Now we claim inductively that \(d^*_{S_i} \geq d^*/3.15(1+\epsilon/4)^2\). Lemma 7 implies that there is a \(v \notin S_{i-1}\) with \(score_w(v) \geq d^*/3.15(1+\epsilon/4)\). We add this to \(w\), while not reducing the support of any \(v\) to below \(d^*/3.15(1+\epsilon/4)\). Lemma 9 gives that \(d_{S_i} \geq d^*/3.15(1+\epsilon/4)^2\) The induction gives that \(d^*_{S_m} \geq d^*/3.15(1+\epsilon/4)^2\). Stare balances gives a \(w_m\) that satiusfies condtion 1 (ii) and so \(supp_{w_m}(S_m) \geq d^*_{S_m}/(1+\epsilon/4) \geq d^*/3.15(1+\epsilon/4)^3 \geq d^*/3.15(1+\epsilon)\).

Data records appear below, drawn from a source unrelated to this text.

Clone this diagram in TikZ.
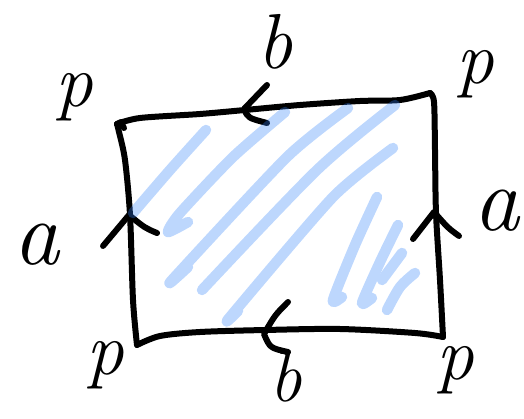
\documentclass[tikz,border=0pt]{standalone}
\usepackage{fontspec}
\tikzset{
  edge/.style={line width=6pt, line cap=round, line join=round, black},
  chev/.style={line width=6pt, line cap=round, line join=round, black},
  hatch/.style={line width=10.5pt, line cap=round, line join=round, draw={rgb,255:red,50;green,130;blue,250}},
  lblp/.style={inner sep=0pt, font=\fontsize{75}{75}\selectfont\itshape},
  lbla/.style={inner sep=0pt, font=\fontsize{92}{92}\selectfont\itshape},
  lblb/.style={inner sep=0pt, font=\fontsize{78}{78}\selectfont\itshape}
}
\begin{document}
\begin{tikzpicture}[x=1pt,y=-1pt]
\useasboundingbox (0,0) rectangle (524,419);
% corners
\coordinate (TL) at (117,124);
\coordinate (TR) at (430,93);
\coordinate (BR) at (443,337);
\coordinate (BL) at (137,345);
% square edges (hand drawn)
\draw[edge] plot[smooth, tension=0.5] coordinates {(TL) (140,118) (200,114) (245,110) (300,105) (360,101) (400,100) (TR)};
\draw[edge] plot[smooth, tension=0.5] coordinates {(TR) (434,102) (435,150) (436,213) (440,280) (BR)};
\draw[edge] plot[smooth, tension=0.5] coordinates {(BR) (415,333) (340,329) (265,330) (200,332) (160,336) (BL)};
\draw[edge] plot[smooth, tension=0.5] coordinates {(BL) (133,300) (130,215) (125,160) (119,132) (TL)};
\draw[edge] (TL) -- (121,122) -- (124,128);
% arrow chevrons
\coordinate (tA) at (244,109);
\coordinate (lA) at (129,215);
\coordinate (rA) at (434,212);
\coordinate (bA) at (264,334);
\draw[chev] (267,85) -- (tA) .. controls (248,118) .. (267,123);
\draw[chev] (103,246) -- (lA) .. controls (145,228) .. (157,233);
\draw[chev] (413,239) -- (rA) .. controls (448,228) .. (459,236);
\draw[chev] (288,302) .. controls (275,315) .. (bA) .. controls (270,348) .. (288,352);
% hatching (semi-transparent marker over the outline)
\begin{scope}[transparency group, opacity=0.32]
\draw[hatch] plot[smooth] coordinates {(206,130) (170,170) (133,213)};
\draw[hatch] plot[smooth, tension=0.4] coordinates {(285,112) (233,157) (180,213) (168,232) (188,222)};
\draw[hatch] plot[smooth, tension=0.4] coordinates {(348,108) (287,157) (172,280) (188,267)};
\draw[hatch] plot[smooth] coordinates {(395,105) (317,170) (202,290)};
\draw[hatch] plot[smooth, tension=0.4] coordinates {(393,148) (333,197) (230,317) (238,311)};
\draw[hatch] plot[smooth, tension=0.4] coordinates {(377,197) (355,245) (333,300) (342,297)};
\draw[hatch] plot[smooth, tension=0.4] coordinates {(398,225) (380,262) (362,303) (372,298)};
\draw[hatch] (402,253) -- (382,280);
\draw[hatch] plot[smooth] coordinates {(415,273) (400,287) (387,310)};
\end{scope}
% labels
\node[lblb] (bTop) at (275,42) {b};
\node[lblb, font=\fontsize{72}{72}\selectfont\itshape] (bBot) at (286,377) {b};
\node[lblp] (pTL) at (74,97) {p};
\node[lblp] (pTR) at (475,74) {p};
\node[lblp] (pBL) at (105,365) {p};
\node[lblp] (pBR) at (455,370) {p};
\node[lbla] (aL) at (36,245) {a};
\node[lbla] (aR) at (496,211) {a};
\end{tikzpicture}
\end{document}
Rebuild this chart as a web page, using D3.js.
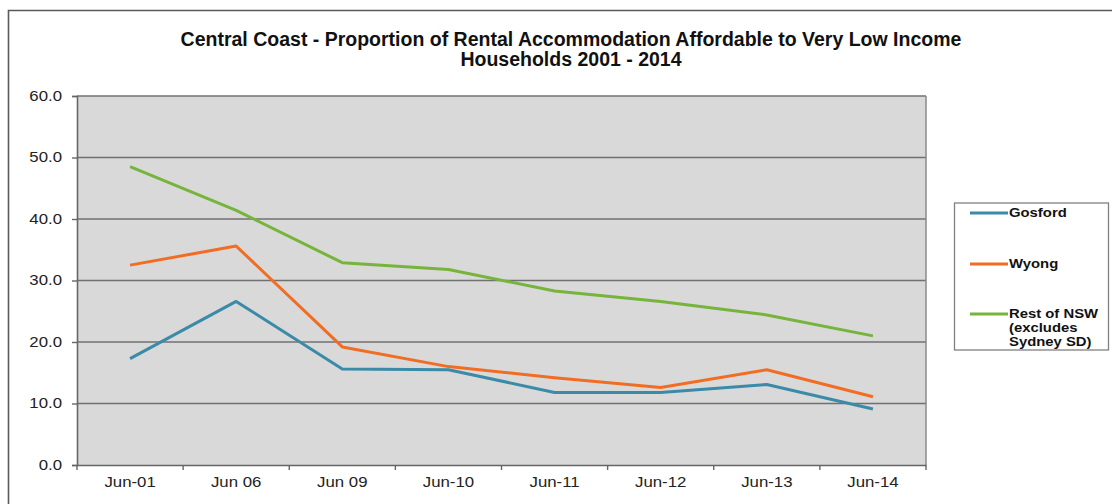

For the PJR claim, suppose that \(S_m\) does not satify PJR(\(d\)) for some \(d\). Then nor do any \(S_i\), since they are subsets of \(S_m\). So by Lemma 5, for every \(0 \leq i \leq m-1\), there is a \(v_i \notin S_i\) with \(score_{w_i}(v_i) \geq d\). The same argument as above gives that \(supp_{w_m}(S_m) \geq d/(1+\epsilon/4)^2 < d/(1+\epsilon)\). It follows that \(S_m\) does satisfy PJR(\(supp_{w_m}(S_m)(1+epsilon)\)).

Suppose that \(S_m\) does not satisfy PJR but \(\epsilon \leq 1/m\). Then by Lemma 5, there exists a \(v \notin S\) with \(score_{w_n}(v) \geq \sum_n b_n/m\). By Lemmas 2 and 1, we can run InsertNewCandidate(\(w_n, score_{w_n}(v)\)), to obatian a \(w'\) such that \(\supp_{w'}(S_m \cup \{v\}) = \min \{ score_{w_n}(v), supp_{w_m}(S_m) \}\). But since \(|S_m \cup \{v\}|=m+1\), we must have \(\supp_{w'}(S_m \cup \{v\}) \leq \sum_n b_n/(m+1)\). Thus we get that \(supp_{w_m}(S_m) \leq \sum_n b_n/(m+1)\). So if \(\epsilon \leq 1/m\), then \(supp_{w_m}(S_m) (1+\epsilon) \leq supp_{w_m(S_m) (m+1)/m \leq sum_n bn /m\) and since PJR (\(d\)) implies PJR(\(d'\)) for \(d' > d\), we have PJR. This means that \(\epsilon \leq 1/m\) implies PJR.